Passados 62 anos de emancipação, a área de litígio não ocasionava problemas graves para os moradores, já que na prática, todos conseguiam acessar os serviços de Tabuleiro do Norte, mesmo residindo em território que legalmente pertencia a Alto Santo. No entanto, o contexto mudou em 2019. Em trabalho de inspeção, o Tribunal Regional Eleitoral do Ceará (TRE-CE) verificou a disparidade entre endereços e zonas eleitorais nos registros eleitorais de centenas de eleitores da região e encaminhou mudança de registro domiciliar e eleitoral.

"Anoitecemos Tabuleiro e amanhecemos Alto Santo. Se existe uma atrocidade cometida por um Poder foi essa conosco. Ficamos todos atônitos. Nós não temos vínculo nenhum com Alto Santo. Não temos nem estrada de acesso. Para ir a Alto Santo, temos que passar por dentro de Tabuleiro", disse Ednard. O problema afetou a ele e a cerca de 1.300 pessoas, que passariam a votar em outra cidade, além de ter suspensos alguns serviços públicos de Tabuleiro, com complicações no acesso a saúde, educação e transporte.

O imbróglio com os títulos de eleitores foi resolvido em uma audiência com o presidente do Tribunal Regional Eleitoral (TRE), desembargador Haroldo Máximo, que corrigiu o domicílio eleitoral de 1.200 títulos da região. No entanto, o alerta ultrapassou os limites do processo eleitoral. "Se você considerar que cultura gera comportamento, então a nossa base comportamental foi desmontada", alega o líder do movimento.

"A maioria das famílias recebe benefícios sociais, Bolsa-Família, são pessoas que necessitam de serviços de saúde, são pessoas que dependem das ações de política pública. A vida toda daquelas pessoas era em Tabuleiro do Norte. Quando o Judiciário transfere o endereço das pessoas para outro município, obriga as pessoas a se deslocarem para esse outro município. Aí que começa a confusão", afirma Antônio Soares, presidente da Federação das Associações Comunitárias de Tabuleiro do Norte (Facotan), organização que esteve na linha de frente do diálogo com a AL-CE.

O apelo originou um movimento de coletivo formado por moradores da comunidade, que se dividiram em diversas comissões e buscaram sensibilizar para a situação por meio de campanha audiovisual, com os moradores mais antigos da região. Entre eles, Sr. Hilário de Bem Ti Vi, de 98 anos, destaca: "eu nasci nos Campos Novos, mas em julho de 1922 chegamos aqui, num rancho velho de mofumbo, um chiqueiro de criação ao redor, a mamãe 'pastorando' nós. Sendo Tabuleiro. Não se falava nem em Alto Santo".

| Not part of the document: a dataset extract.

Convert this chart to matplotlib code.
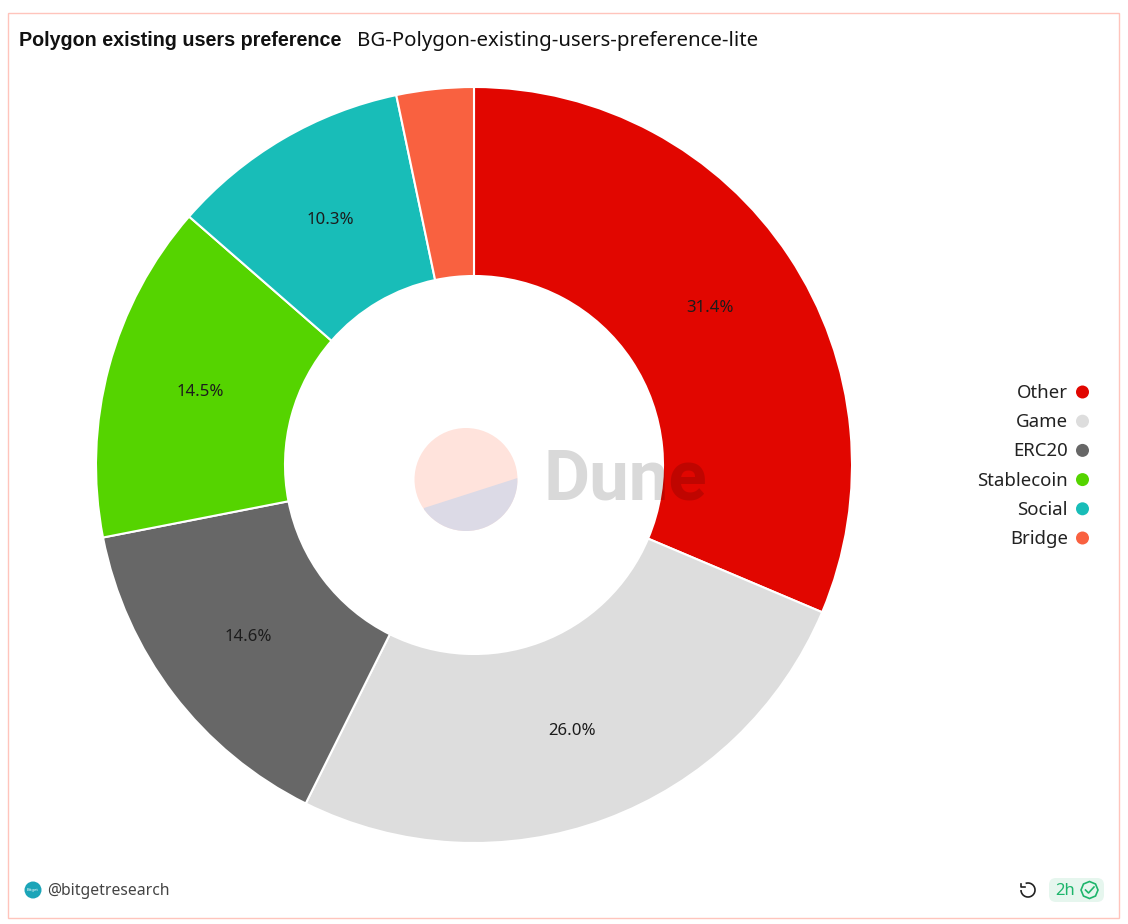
import matplotlib
matplotlib.use('Agg')
import matplotlib.pyplot as plt
from matplotlib.patches import Rectangle, Circle, Polygon, FancyBboxPatch, Arc, RegularPolygon

plt.rcParams['font.family'] = ['Noto Sans', 'DejaVu Sans']

categories = ['Other', 'Game', 'ERC20', 'Stablecoin', 'Social', 'Bridge']
shares = [31.4, 26.0, 14.6, 14.5, 10.3, 3.3]
slice_colors = ['#E10600', '#DDDDDD', '#676767', '#55D400', '#18BDB8', '#F96140']

W, H = 1128, 924

def py(y):
    # picture y (from top) to axes y
    return H - y

fig = plt.figure(figsize=(W / 100, H / 100), dpi=100)
ax = fig.add_axes([0, 0, 1, 1])
ax.set_xlim(0, W)
ax.set_ylim(0, H)
ax.axis('off')

# card border
ax.add_patch(Rectangle((8, py(917.5)), 1111, 904.5, fc='white', ec='#FFC4BC', lw=1))

# donut
wedges, _, pct_texts = ax.pie(
    shares, colors=slice_colors, startangle=90, counterclock=False,
    center=(474, py(465)), radius=378, frame=True,
    wedgeprops={'width': 189, 'edgecolor': 'white', 'linewidth': 1.5},
    autopct='%.1f', pctdistance=0.75, textprops={'fontsize': 12.1, 'color': '#1c1c1c'})
# the labels show the read values, the bridge slice has no label
for value, label in zip(shares, pct_texts):
    label.set_text('{:.1f}%'.format(value) if value > 5 else '')
ax.set_xlim(0, W)
ax.set_ylim(0, H)
ax.set_aspect('auto')
ax.axis('off')

# watermark
logo = Circle((466, py(479.5)), 51.5, fc='#FFE3DC', ec='none', zorder=5)
ax.add_patch(logo)
lower = Polygon([(517.5, py(478)), (424, py(508)), (414, py(540)), (522, py(540))],
                fc='#DCDAE6', ec='none', zorder=5)
ax.add_patch(lower)
lower.set_clip_path(logo)
ax.text(544, py(480), 'Dune', fontsize=51, fontweight='bold', family='Roboto', color='black',
        alpha=0.15, va='center', ha='left', zorder=6)

# titles
ax.text(19, py(40), 'Polygon existing users preference', fontsize=14.2, fontweight='bold',
        family='Liberation Sans', color='#111111', va='center', ha='left')
ax.text(357, py(41), 'BG-Polygon-existing-users-preference-lite', fontsize=14.7,
        color='#111111', va='center', ha='left')

# legend
legend_top = 393
legend_step = 29.2
for i, (name, color) in enumerate(zip(categories, slice_colors)):
    y = legend_top + i * legend_step
    ax.text(1068, py(y), name, fontsize=13.4, color='#222222', va='center', ha='right')
    ax.add_patch(Circle((1082.5, py(y - 1)), 6.5, fc=color, ec='none'))

# footer left
ax.add_patch(Circle((33, py(890)), 8.5, fc='#1CA5B8', ec='none'))
ax.text(33, py(890), 'Bitget', fontsize=3, color='white', va='center', ha='center')
ax.text(47, py(891), '@bitgetresearch', fontsize=11.3, color='#444444', va='center', ha='left')

# footer right
ax.add_patch(Arc((1028, py(890)), 14, 14, theta1=-180, theta2=110, color='#222222', lw=1.2))
ax.plot([1024.5, 1021, 1021], [py(887), py(887), py(883.5)], color='#222222', lw=1.2)
ax.add_patch(FancyBboxPatch((1054, py(897)), 45, 14, boxstyle='round,pad=5,rounding_size=7',
                            fc='#E6F6EE', ec='none'))
ax.text(1055, py(891), '2h', fontsize=12, color='#1DB56B', va='center', ha='left')
ax.add_patch(RegularPolygon((1089.5, py(890)), 8, radius=8.5, fc='none', ec='#1DB56B', lw=1.2))
ax.plot([1085.5, 1088.5, 1094], [py(890), py(893), py(887)], color='#1DB56B', lw=1.2)

fig.savefig('out.png', dpi=100, facecolor='white')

Após verificação da PGE, o Projeto de Lei deverá ser sancionado pelo governador Camilo Santana e passará a vigorar a partir da data de publicação. "É um sentimento de reconquista da nossa identidade. Um sentimento de vitória, de que a luta fez sentido. Eu sou de Tabuleiro. Foi assim que eu nasci, fui registrado, fui criado e fui educado. É a conquista da minha cidadania. É saber que o legado do meu pai será respeitado", finaliza Ednard Feitosa.